## EXERCISE REQUIREMENTS
Set the listing down unchanged, minus every embedded image.

── PROVIDED DATA ──

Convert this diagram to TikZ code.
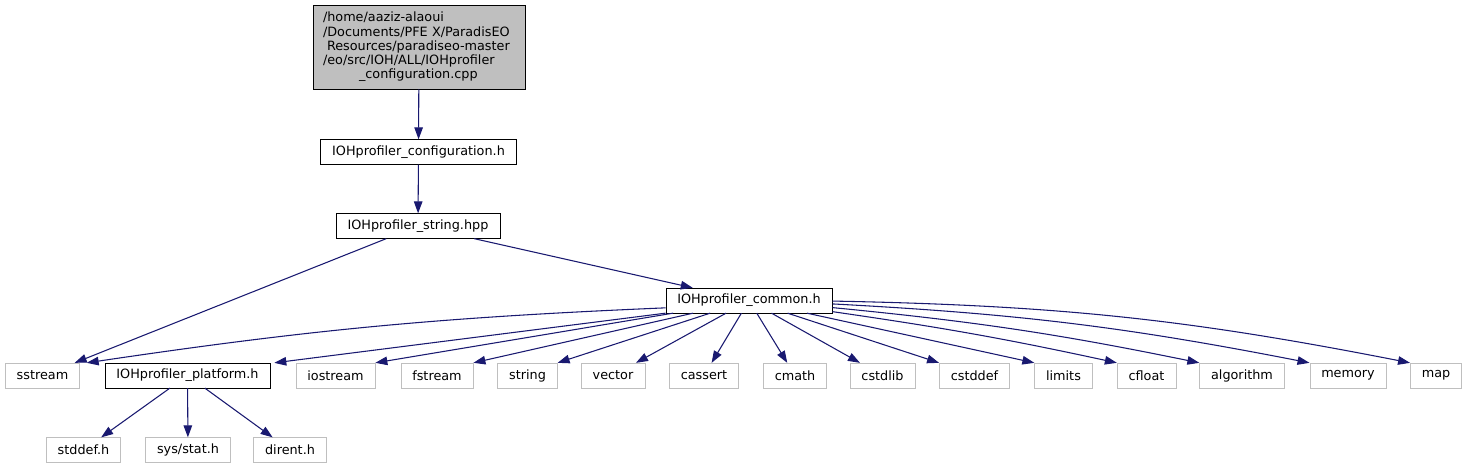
\documentclass[tikz,border=0pt]{standalone}
\usepackage{fontspec}
\setmainfont{DejaVu Sans}
\usepackage{xcolor}
\usetikzlibrary{arrows.meta}
\definecolor{inclblue}{HTML}{191970}
\definecolor{extgrey}{HTML}{BFBFBF}

\begin{document}
\begin{tikzpicture}[x=0.75pt, y=-0.75pt,
		hdr/.style={draw=black, fill=white, font=\fontsize{9.6}{11}\selectfont, inner xsep=8.6pt, inner ysep=0pt, minimum height=18.6pt},
		exthdr/.style={hdr, draw=extgrey},
		incl/.style={draw=inclblue, line width=0.8pt, -{Triangle[length=9pt,width=6.4pt]}}]
			\useasboundingbox (0,0) rectangle (1467,469);
			\node[hdr, fill=extgrey, text width=144pt, align=left, inner xsep=7.5pt, minimum height=63pt, font=\fontsize{9.6}{10.7}\selectfont]
			(cpp) at (419,47) {/home/aaziz-alaoui\\/Documents/PFE X/ParadisEO\\\hspace*{3pt}Resources/paradiseo-master\\/eo/src/IOH/ALL/IOHprofiler\\\hspace*{27pt}\_configuration.cpp};
			\node[hdr] (config) at (418.5,152) {IOHprofiler\_configuration.h};
			\node[hdr] (strhpp) at (418,226) {IOHprofiler\_string.hpp};
			\node[hdr] (common) at (749,300.5) {IOHprofiler\_common.h};
			\node[exthdr] (sstream) at (42.5,375.5) {sstream};
			\node[hdr] (platform) at (187.5,375.5) {IOHprofiler\_platform.h};
			\node[exthdr] (iostream) at (335.5,375.5) {iostream};
			\node[exthdr] (fstream) at (437,375.5) {fstream};
			\node[exthdr] (string) at (527.5,375.5) {string};
			\node[exthdr] (vector) at (613,375.5) {vector};
			\node[exthdr] (cassert) at (704,375.5) {cassert};
			\node[exthdr] (cmath) at (795,375.5) {cmath};
			\node[exthdr] (cstdlib) at (882.5,375.5) {cstdlib};
			\node[exthdr] (cstddef) at (974.5,375.5) {cstddef};
			\node[exthdr] (limits) at (1063.5,375.5) {limits};
			\node[exthdr] (cfloat) at (1146.5,375.5) {cfloat};
			\node[exthdr] (algorithm) at (1242,375.5) {algorithm};
			\node[exthdr] (memory) at (1348,375.5) {memory};
			\node[exthdr] (map) at (1436,375.5) {map};
			\node[exthdr] (stddefh) at (83.5,450) {stddef.h};
			\node[exthdr] (sysstat) at (188,450) {sys/stat.h};
			\node[exthdr] (dirent) at (290,450) {dirent.h};
			\draw[incl] (cpp) -- (config);
			\draw[incl] (config) -- (strhpp);
			\draw[incl] (strhpp) -- ([xshift=-4pt]sstream.north east);
			\draw[incl] (strhpp) -- (common);
			\draw[incl] ([yshift=4pt]common.south west) to[bend right=3] ([xshift=5pt]sstream.north east);
			\draw[incl] (common.south west) -- ([xshift=3pt]platform.north east);
			\draw[incl] (common) -- (iostream.north east);
			\draw[incl] (common) -- (fstream.north east);
			\draw[incl] (common) -- (string.north east);
			\draw[incl] (common) -- (vector);
			\draw[incl] (common) -- (cassert);
			\draw[incl] (common) -- (cmath);
			\draw[incl] (common) -- (cstdlib);
			\draw[incl] (common) -- (cstddef.north west);
			\draw[incl] (common) -- (limits.north west);
			\draw[incl] (common) to[bend left=2] (cfloat.north west);
			\draw[incl] (common) to[bend left=3] (algorithm.north west);
			\draw[incl] (common) to[bend left=4] (memory.north west);
			\draw[incl] (common) to[bend left=5] (map.north west);
			\draw[incl] (platform) -- (stddefh);
			\draw[incl] (platform) -- (sysstat);
			\draw[incl] (platform) -- (dirent);
		\end{tikzpicture}
\end{document}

───

## COMPLETE ANSWER
Convert this diagram to TikZ code.
\documentclass[tikz,border=0pt]{standalone}
\usepackage{fontspec}
\setmainfont{DejaVu Sans}
\usepackage{xcolor}
\usetikzlibrary{arrows.meta}
\definecolor{inclblue}{HTML}{191970}
\definecolor{extgrey}{HTML}{BFBFBF}

\begin{document}
\begin{tikzpicture}[x=0.75pt, y=-0.75pt,
		hdr/.style={draw=black, fill=white, font=\fontsize{9.6}{11}\selectfont, inner xsep=8.6pt, inner ysep=0pt, minimum height=18.6pt},
		exthdr/.style={hdr, draw=extgrey},
		incl/.style={draw=inclblue, line width=0.8pt, -{Triangle[length=9pt,width=6.4pt]}}]
			\useasboundingbox (0,0) rectangle (1467,469);
			\node[hdr, fill=extgrey, text width=144pt, align=left, inner xsep=7.5pt, minimum height=63pt, font=\fontsize{9.6}{10.7}\selectfont]
			(cpp) at (419,47) {/home/aaziz-alaoui\\/Documents/PFE X/ParadisEO\\\hspace*{3pt}Resources/paradiseo-master\\/eo/src/IOH/ALL/IOHprofiler\\\hspace*{27pt}\_configuration.cpp};
			\node[hdr] (config) at (418.5,152) {IOHprofiler\_configuration.h};
			\node[hdr] (strhpp) at (418,226) {IOHprofiler\_string.hpp};
			\node[hdr] (common) at (749,300.5) {IOHprofiler\_common.h};
			\node[exthdr] (sstream) at (42.5,375.5) {sstream};
			\node[hdr] (platform) at (187.5,375.5) {IOHprofiler\_platform.h};
			\node[exthdr] (iostream) at (335.5,375.5) {iostream};
			\node[exthdr] (fstream) at (437,375.5) {fstream};
			\node[exthdr] (string) at (527.5,375.5) {string};
			\node[exthdr] (vector) at (613,375.5) {vector};
			\node[exthdr] (cassert) at (704,375.5) {cassert};
			\node[exthdr] (cmath) at (795,375.5) {cmath};
			\node[exthdr] (cstdlib) at (882.5,375.5) {cstdlib};
			\node[exthdr] (cstddef) at (974.5,375.5) {cstddef};
			\node[exthdr] (limits) at (1063.5,375.5) {limits};
			\node[exthdr] (cfloat) at (1146.5,375.5) {cfloat};
			\node[exthdr] (algorithm) at (1242,375.5) {algorithm};
			\node[exthdr] (memory) at (1348,375.5) {memory};
			\node[exthdr] (map) at (1436,375.5) {map};
			\node[exthdr] (stddefh) at (83.5,450) {stddef.h};
			\node[exthdr] (sysstat) at (188,450) {sys/stat.h};
			\node[exthdr] (dirent) at (290,450) {dirent.h};
			\draw[incl] (cpp) -- (config);
			\draw[incl] (config) -- (strhpp);
			\draw[incl] (strhpp) -- ([xshift=-4pt]sstream.north east);
			\draw[incl] (strhpp) -- (common);
			\draw[incl] ([yshift=4pt]common.south west) to[bend right=3] ([xshift=5pt]sstream.north east);
			\draw[incl] (common.south west) -- ([xshift=3pt]platform.north east);
			\draw[incl] (common) -- (iostream.north east);
			\draw[incl] (common) -- (fstream.north east);
			\draw[incl] (common) -- (string.north east);
			\draw[incl] (common) -- (vector);
			\draw[incl] (common) -- (cassert);
			\draw[incl] (common) -- (cmath);
			\draw[incl] (common) -- (cstdlib);
			\draw[incl] (common) -- (cstddef.north west);
			\draw[incl] (common) -- (limits.north west);
			\draw[incl] (common) to[bend left=2] (cfloat.north west);
			\draw[incl] (common) to[bend left=3] (algorithm.north west);
			\draw[incl] (common) to[bend left=4] (memory.north west);
			\draw[incl] (common) to[bend left=5] (map.north west);
			\draw[incl] (platform) -- (stddefh);
			\draw[incl] (platform) -- (sysstat);
			\draw[incl] (platform) -- (dirent);
		\end{tikzpicture}
\end{document}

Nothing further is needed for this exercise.